Blackstone has upped its offer for Japanese hotel operator Unizo to JPY191.6bn ($1.75bn) to beat out the currently favoured offer from fellow buyout house Lone Star.
Blackstone’s latest offer of JPY5,600 per share is well above the JPY5,100 per share public tender offer launched by Lone Star, which has a deadline of February 4.
The company’s share price was sitting at just over the JPY1,900 mark last summer before rampant buyout activity began, and the firm’s shares were valued at about JPY5,190 each ahead of Blackstone’s latest offer.
Unizo became a surprise target for investment firms following a hostile JPY3,100 per share bid from travel agent HIS in July last year.

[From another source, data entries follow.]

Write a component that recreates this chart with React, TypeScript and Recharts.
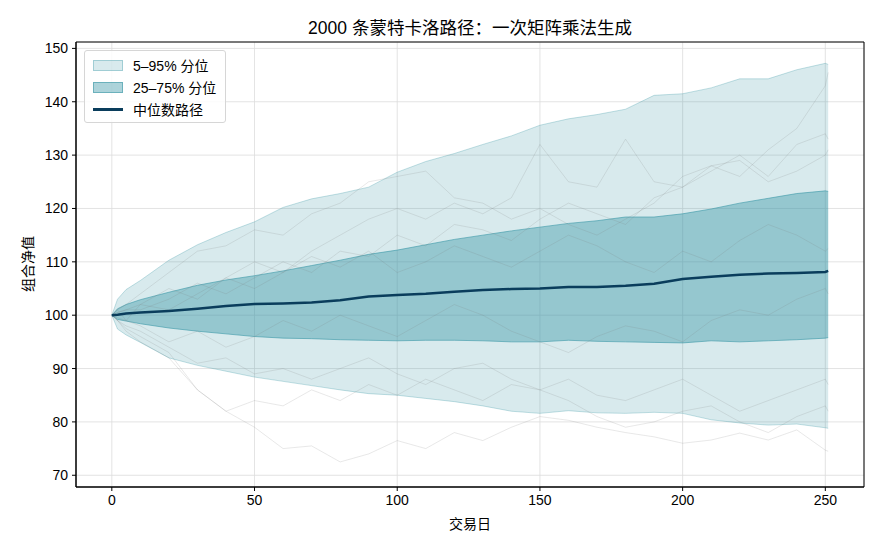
import React from "react";
import {
  ComposedChart,
  Area,
  Line,
  XAxis,
  YAxis,
  CartesianGrid,
  ReferenceArea,
} from "recharts";

const days = [0, 2, 5, 10, 20, 30, 40, 50, 60, 70, 80, 90, 100, 110, 120, 130, 140, 150, 160, 170, 180, 190, 200, 210, 220, 230, 240, 250, 251];

// percentile bands
const p95 = [100, 103.0, 104.8, 106.5, 110.3, 113.2, 115.5, 117.5, 120.2, 121.8, 122.8, 124.0, 126.8, 128.8, 130.3, 132.0, 133.6, 135.6, 136.8, 137.6, 138.6, 141.2, 141.5, 142.6, 144.3, 144.3, 146.0, 147.2, 147.0];
const p75 = [100, 101.2, 102.0, 102.9, 104.3, 105.6, 106.6, 107.4, 108.3, 109.3, 110.3, 111.4, 112.2, 113.2, 114.2, 115.0, 115.8, 116.5, 117.2, 117.7, 118.4, 118.4, 119.0, 119.9, 121.0, 121.9, 122.8, 123.3, 123.2];
const p50 = [100, 100.1, 100.3, 100.5, 100.8, 101.2, 101.7, 102.1, 102.2, 102.4, 102.8, 103.5, 103.8, 104.0, 104.4, 104.7, 104.9, 105.0, 105.3, 105.3, 105.5, 105.9, 106.8, 107.2, 107.6, 107.8, 107.9, 108.1, 108.3];
const p25 = [100, 99.2, 98.9, 98.4, 97.6, 97.0, 96.5, 96.0, 95.7, 95.6, 95.4, 95.3, 95.2, 95.3, 95.3, 95.2, 95.0, 95.0, 95.3, 95.1, 95.0, 94.9, 94.8, 95.2, 95.0, 95.2, 95.4, 95.7, 95.8];
const p05 = [100, 97.4, 96.3, 94.9, 92.0, 90.6, 89.5, 88.4, 87.6, 86.8, 86.0, 85.3, 85.0, 84.4, 83.8, 83.0, 82.0, 81.6, 82.1, 81.7, 81.6, 81.8, 81.6, 80.4, 79.8, 79.4, 79.6, 78.9, 78.8];

// a few of the faint sample paths
const pathA = [100, 99, 97, 95, 92, 86, 82, 79, 75, 75.5, 72.5, 74, 76.5, 75, 78, 76.5, 79, 81, 80.3, 79, 78, 77.2, 76, 76.6, 77.9, 76.6, 78.5, 74.7, 74.5];
const pathB = [100, 100.5, 101, 101, 103, 106, 104, 107, 110, 108, 112, 111, 115, 113, 117, 116, 114, 118, 121, 119, 117, 122, 124, 128, 126, 131, 135, 143, 145.5];
const pathC = [100, 101, 99, 102, 105, 103, 107, 110, 108, 112, 115, 118, 120, 118, 121, 119, 122, 132, 125, 124, 133, 125, 124, 127, 130, 126, 132, 134, 133];
const pathD = [100, 101, 102, 104, 108, 112, 113, 116, 115, 119, 121, 125, 126, 127, 122, 121, 118, 120, 117, 115, 118, 121, 126, 128, 129, 125, 127, 130, 131];
const pathE = [100, 99.5, 99, 98, 95, 97, 94, 96, 99, 97, 100, 98, 96, 99, 102, 100, 97, 95, 93, 96, 98, 97, 95, 99, 101, 100, 103, 105, 104];
const pathF = [100, 100.5, 101, 102, 101, 104, 107, 105, 108, 111, 109, 112, 108, 110, 113, 111, 109, 112, 115, 113, 110, 108, 112, 110, 114, 117, 115, 112, 112.5];
const pathG = [100, 99, 98, 97, 94, 91, 92, 89, 90, 88, 90, 92, 89, 87, 90, 91, 88, 86, 88, 85, 84, 86, 88, 85, 82, 84, 86, 88, 87];
const pathH = [100, 99, 97.5, 96, 93, 86, 82, 84, 83, 86, 84, 87, 85, 88, 86, 84, 87, 86, 84, 81, 79, 80, 82, 83, 80, 78, 81, 83, 82];

const samplePaths = [pathA, pathB, pathC, pathD, pathE, pathF, pathG, pathH];

const xTicks = [0, 50, 100, 150, 200, 250];
const yTicks = [70, 80, 90, 100, 110, 120, 130, 140, 150];

const X_DOMAIN: [number, number] = [-12.55, 263.55];
const Y_DOMAIN: [number, number] = [67.8, 151.2];

const TEAL = "#3a97a6";
const NAVY = "#0a3d5c";
const FONT = "'Liberation Sans', 'Noto Sans CJK SC', sans-serif";

const data = days.map((d, i) => {
  const row: Record<string, any> = {
    day: d,
    band95: [p05[i], p95[i]],
    band50: [p25[i], p75[i]],
    median: p50[i],
  };
  samplePaths.forEach((p, k) => {
    row["s" + k] = p[i];
  });
  return row;
});

function LegendBox() {
  const item = { display: "flex", alignItems: "center", height: 22 } as const;
  const patch = (op: number) => ({
    width: 30,
    height: 11,
    marginRight: 10,
    background: `rgba(58,151,166,${op})`,
    border: `1px solid rgba(58,151,166,${op + 0.15})`,
    boxSizing: "border-box" as const,
  });
  return (
    <div
      style={{
        position: "absolute",
        left: 84,
        top: 50,
        width: 142,
        height: 73,
        boxSizing: "border-box",
        padding: "3px 8px",
        background: "rgba(255,255,255,0.85)",
        border: "1px solid #d6d6d6",
        borderRadius: 3,
        fontSize: 14,
        color: "#000",
        whiteSpace: "nowrap",
      }}
    >
      <div style={item}>
        <div style={patch(0.2)} />
        <span>5–95% 分位</span>
      </div>
      <div style={item}>
        <div style={patch(0.42)} />
        <span>25–75% 分位</span>
      </div>
      <div style={item}>
        <div style={{ width: 30, height: 3, marginRight: 10, background: NAVY }} />
        <span>中位数路径</span>
      </div>
    </div>
  );
}

export default function App() {
  return (
    <div
      style={{
        position: "absolute",
        left: 0,
        top: 0,
        width: 880,
        height: 550,
        background: "#fff",
        fontFamily: FONT,
      }}
    >
      <ComposedChart
        width={880}
        height={550}
        data={data}
        margin={{ top: 42, right: 16, bottom: 33, left: 16 }}
      >
        <CartesianGrid stroke="#dcdcdc" strokeWidth={0.8} />
        <XAxis
          dataKey="day"
          type="number"
          domain={X_DOMAIN}
          ticks={xTicks}
          allowDataOverflow
          height={30}
          tickSize={4}
          tickMargin={4}
          stroke="#000"
          tick={{ fontSize: 14, fill: "#000", fontFamily: FONT }}
        />
        <YAxis
          type="number"
          domain={Y_DOMAIN}
          ticks={yTicks}
          allowDataOverflow
          width={60}
          tickSize={4}
          tickMargin={4}
          stroke="#000"
          tick={{ fontSize: 14, fill: "#000", fontFamily: FONT }}
        />
        <Area
          type="linear"
          dataKey="band95"
          fill={TEAL}
          fillOpacity={0.2}
          stroke={TEAL}
          strokeOpacity={0.3}
          strokeWidth={1}
          isAnimationActive={false}
        />
        <Area
          type="linear"
          dataKey="band50"
          fill={TEAL}
          fillOpacity={0.42}
          stroke={TEAL}
          strokeOpacity={0.6}
          strokeWidth={1}
          isAnimationActive={false}
        />
        {samplePaths.map((_, k) => (
          <Line
            key={k}
            type="linear"
            dataKey={"s" + k}
            stroke="#7a7a7a"
            strokeOpacity={0.22}
            strokeWidth={0.8}
            dot={false}
            isAnimationActive={false}
          />
        ))}
        <Line
          type="linear"
          dataKey="median"
          stroke={NAVY}
          strokeWidth={2.5}
          dot={false}
          isAnimationActive={false}
        />
        <ReferenceArea
          x1={X_DOMAIN[0]}
          x2={X_DOMAIN[1]}
          y1={Y_DOMAIN[0]}
          y2={Y_DOMAIN[1]}
          fill="none"
          stroke="#000"
          strokeWidth={1}
          ifOverflow="visible"
        />
      </ComposedChart>
      <div
        style={{
          position: "absolute",
          left: 76,
          width: 788,
          top: 14,
          textAlign: "center",
          fontSize: 17.5,
          color: "#000",
          whiteSpace: "nowrap",
        }}
      >
        2000 条蒙特卡洛路径：一次矩阵乘法生成
      </div>
      <div
        style={{
          position: "absolute",
          left: 76,
          width: 788,
          top: 513,
          textAlign: "center",
          fontSize: 14,
          color: "#000",
        }}
      >
        交易日
      </div>
      <div
        style={{
          position: "absolute",
          left: 27,
          top: 264,
          transform: "translate(-50%, -50%) rotate(-90deg)",
          fontSize: 14,
          color: "#000",
          whiteSpace: "nowrap",
        }}
      >
        组合净值
      </div>
      <LegendBox />
    </div>
  );
}
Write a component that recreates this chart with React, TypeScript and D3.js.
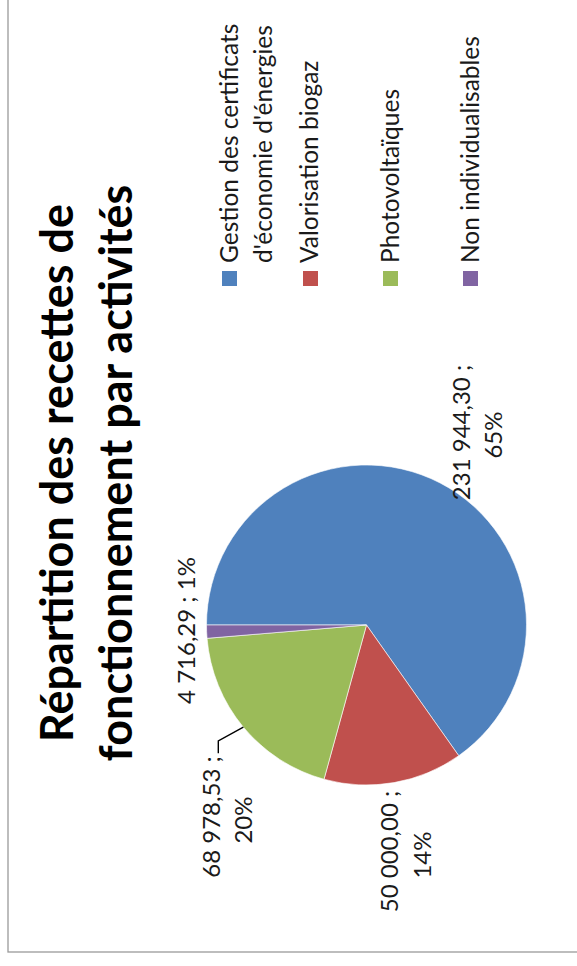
import React from "react";
import * as d3 from "d3";

// ---------- data ----------
const categories = [
  "Gestion des certificats d'économie d'énergies",
  "Valorisation biogaz",
  "Photovoltaïques",
  "Non individualisables",
];
const legendLines = [
  ["Gestion des certificats", "d'économie d'énergies"],
  ["Valorisation biogaz"],
  ["Photovoltaïques"],
  ["Non individualisables"],
];
const values = [231944.3, 50000.0, 68978.53, 4716.29];
const percentLabels = ["65%", "14%", "20%", "1%"];
const colors = ["#4F81BD", "#C0504D", "#9BBB59", "#8064A2"];
const titleLines = ["Répartition des recettes de", "fonctionnement par activités"];

// ---------- layout (chart drawn unrotated, then turned -90°) ----------
const PAGE_W = 577;
const PAGE_H = 966;
const ORIGIN = { x: 8, y: 952 };
const CHART = { w: 990, h: 620 };
const PIE = { cx: 327, cy: 358.5, r: 160 };
const TITLE = { cx: 479, baselines: [65, 124], size: 45 };
const LEGEND = {
  swatchX: 666,
  swatch: 15,
  textX: 689,
  swatchY: [214, 295, 375, 455],
  baselines: [[230, 264], [310], [391], [471]],
  size: 24.5,
};
const LABEL_SIZE = 24;
// per slice: lines [center x, baseline y]
const labelLayout = [
  [[519.5, 462], [517, 494]],
  [[100.5, 390], [97, 423]],
  [[135, 212], [132, 244]],
  [[321.5, 187]],
];
// leader line (green slice): elbow and end points
const leaderIndex = 2;
const leaderPts = [[211, 210.3], [198.7, 210.3]];

const fr = d3.formatLocale({
  decimal: ",",
  thousands: "\u00a0",
  grouping: [3],
  currency: ["", " €"],
});
const fmtValue = fr.format(",.2f");

const FONT = "Lato, 'Open Sans', sans-serif";

export default function App() {
  const pie = d3.pie<number>().sort(null).value((d) => d);
  const arcs = pie(values);
  const arc = d3.arc<d3.PieArcDatum<number>>().innerRadius(0).outerRadius(PIE.r);

  const labelTexts = values.map((v, i) => {
    const val = fmtValue(v);
    if (labelLayout[i].length === 1) return [`${val} ; ${percentLabels[i]}`];
    return [`${val} ;`, percentLabels[i]];
  });

  const la = arcs[leaderIndex];
  const mid = (la.startAngle + la.endAngle) / 2;
  const leaderStart: [number, number] = [
    PIE.cx + PIE.r * Math.sin(mid),
    PIE.cy - PIE.r * Math.cos(mid),
  ];
  const leaderPath = d3.line()([leaderStart, ...(leaderPts as [number, number][])]);

  return (
    <svg
      width={PAGE_W}
      height={PAGE_H}
      style={{ position: "absolute", left: 0, top: 0, background: "#fff" }}
    >
      <g transform={`translate(${ORIGIN.x},${ORIGIN.y}) rotate(-90)`}>
        <rect
          x={0}
          y={0}
          width={CHART.w}
          height={CHART.h}
          fill="#fff"
          stroke="#9a9a9a"
          strokeWidth={1.3}
        />
        {/* title */}
        {titleLines.map((t, i) => (
          <text
            key={t}
            x={TITLE.cx}
            y={TITLE.baselines[i]}
            textAnchor="middle"
            fontFamily={FONT}
            fontWeight={700}
            fontSize={TITLE.size}
            fill="#000"
          >
            {t}
          </text>
        ))}
        {/* pie */}
        <g transform={`translate(${PIE.cx},${PIE.cy})`}>
          {arcs.map((a, i) => (
            <path
              key={categories[i]}
              d={arc(a) || ""}
              fill={colors[i]}
              stroke="#fff"
              strokeWidth={0.6}
            />
          ))}
        </g>
        {/* leader */}
        <path d={leaderPath || ""} fill="none" stroke="#000" strokeWidth={1.4} />
        {/* data labels */}
        {labelTexts.map((lines, i) =>
          lines.map((t, j) => (
            <text
              key={`${i}-${j}`}
              x={labelLayout[i][j][0]}
              y={labelLayout[i][j][1]}
              textAnchor="middle"
              fontFamily={FONT}
              fontSize={LABEL_SIZE}
              fill="#1a1a1a"
            >
              {t}
            </text>
          ))
        )}
        {/* legend */}
        {categories.map((c, i) => (
          <g key={c}>
            <rect
              x={LEGEND.swatchX}
              y={LEGEND.swatchY[i]}
              width={LEGEND.swatch}
              height={LEGEND.swatch}
              fill={colors[i]}
            />
            {legendLines[i].map((t, j) => (
              <text
                key={t}
                x={LEGEND.textX}
                y={LEGEND.baselines[i][j]}
                fontFamily={FONT}
                fontSize={LEGEND.size}
                fill="#1a1a1a"
              >
                {t}
              </text>
            ))}
          </g>
        ))}
      </g>
    </svg>
  );
}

The company rejected that offer, and later backed a JPY4,000 per share offer from SoftBank-backed Fortress Investment Group in August, which valued the company at about JPY137bn ($1.3bn).
Unizo rescinded that offer in September, calling on the firm to up the bid to JPY5,000 per share.
Blackstone offered JPY5,000 per share in the middle of October, and twice extended the deadline for an answer from Unizo.
Rather than take that deal the firm instead plumped for an arrangement with Lone Star, which would take a 27 per cent stake in the business, with the rest held by Unizo employees.
Activist investor Elliot Management has been buying up shares in the company since the HIS offer, and is now the largest stock owner at 13 per cent.